Patria, nación o republiqueta
Los argentinos tenemos, aparentemente, una patria. Es lo que, desde chicos, nos enseñan a gritar a viva voz en los actos escolares, entre escarapelas y pastelitos: “¡Viva la patria!”. Decimos la palabra antes aun de entender lo que quiere decir. La patria es una tradición. Es un territorio en el que nos tocó nacer y también, en general, donde nacieron nuestros padres -de ahí su nombre. Es algo que recibimos como herencia, un conjunto de historias y símbolos (que precisamente llamamos “patrios”).
A los argentinos, sin embargo, nos falta -no sé si siempre nos faltó- una nación. Esto es algo muy diferente de la patria. Si la patria es algo que tenemos, la nación es algo que somos. La patria es un lugar que compartimos con otras personas, pero la nación es una identidad: una idea colectiva de lo que somos y también (especialmente) de lo que queremos ser. Sin ella, no tenemos futuro posible como comunidad.

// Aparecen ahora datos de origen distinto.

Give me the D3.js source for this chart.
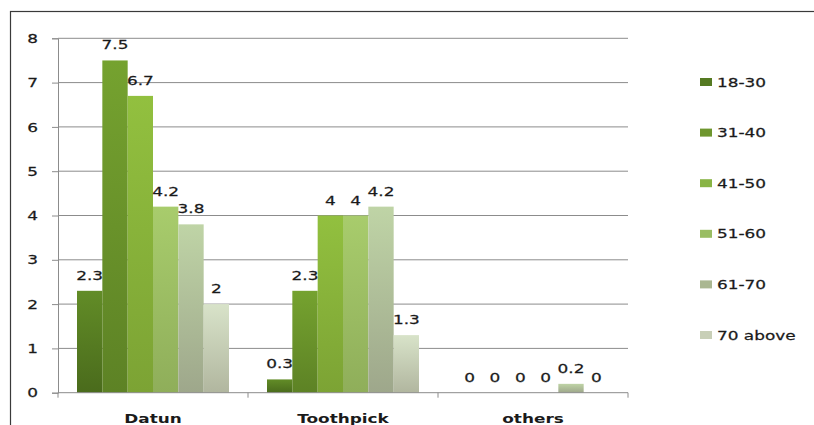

La realidad política actual apunta a este mismo hecho. Los cambios llegan distorsionados. En el “equipo” macrista, parece que no debería haber grandes estrellas, pero sí hay un par que brillan más que los demás. En lugar de apuntar a la construcción conjunta y a la diversidad de miradas, el presidente parece haber comprado la “intelectual” del presidenciable Marcos Peña y las bravuconadas de Jaime Durán Barba.
Estos dos personajes tienen algo en común: proponen un gobierno del ahora, del rédito político y el consenso, sin pensar a futuro o en la construcción de una nación.
Es lo que ocurre por ejemplo en el caso de la grieta: se trata de un concepto muy rentable en el orden político y en la próxima campaña presidencial (que seguramente comience ya mismo, en marzo o abril), pero es destructivo para una sociedad que intenta crear una institucionalidad perdurable en el tiempo.
La oposición, que debería señalar los errores, en cambio busca la manera de beneficiarse de ellos. Nadie explica en forma responsable por qué el nivel de enduedamiento y gasto público es insano, o cómo trabajar para favorecer la industria nacional, sin la cual no hay futuro ni nación posible.
Mantenemos una tendencia a concentrarnos en lo simbólico y olvidarnos de los cambios reales. Como reflejo de nuestra falta de espíritu nacional, Argentina es, en Latinoamérica, uno de los países que más transnacionalizó su industria. Los recursos naturales más importantes están en manos de gigantes multinacionales -Monsanto, Chevron, Barrick Gold- que no se caracterizan por su respeto al medio ambiente o a la gente que vive en el país. Si a nosotros mismos no nos preocupa, ¿por qué iban a preocuparse ellos?.
Esta dependencia de la industria extranjera muestra nuestra propia falta de inventiva y productividad. La panacea parecen ser “las inversiones”, que nunca llegan o que llegan y se vuelcan al sector financiero, pero no al productivo. Hace unos años hablábamos de petróleo. Hoy parece que nuestra salvación es el litio, vaca muerta, la carne o la minería.
Mañana será alguna otra cosa. Pero nada va a cambiar de esta manera, porque la realidad es que lo que vuelve ricos a los países no es la cantidad de recursos naturales, sino la capacidad de explotarlos.
El emprendedorismo argentino, sin embargo, parece ser de bajo vuelo. En parte se debe a que el estado tuvo tradicionalmente demasiado peso en la economía, también a las trabas para crear un proyecto desde cero y a la dificultad de vendernos en el exterior. Porque, cuando viajamos fuera del país, los argentinos pensamos como individuos y no como representantes de un grupo: así nos ganamos la fama de ser engreídos, prepotentes y de querer siempre sacar alguna ventaja de los demás.
¿Cómo podemos encarar verdaderamente proyectos colectivos si nosotros mismos no nos atrevemos a tomar las riendas del país? ¿Cómo lograr una mejor distribución de la riqueza, o una mejor educación, o una vida más plena, si parece que estamos viviendo en un país prestado? A menos que nos decidamos a pensar como nación, sólo nos va a quedar a una patria devastada.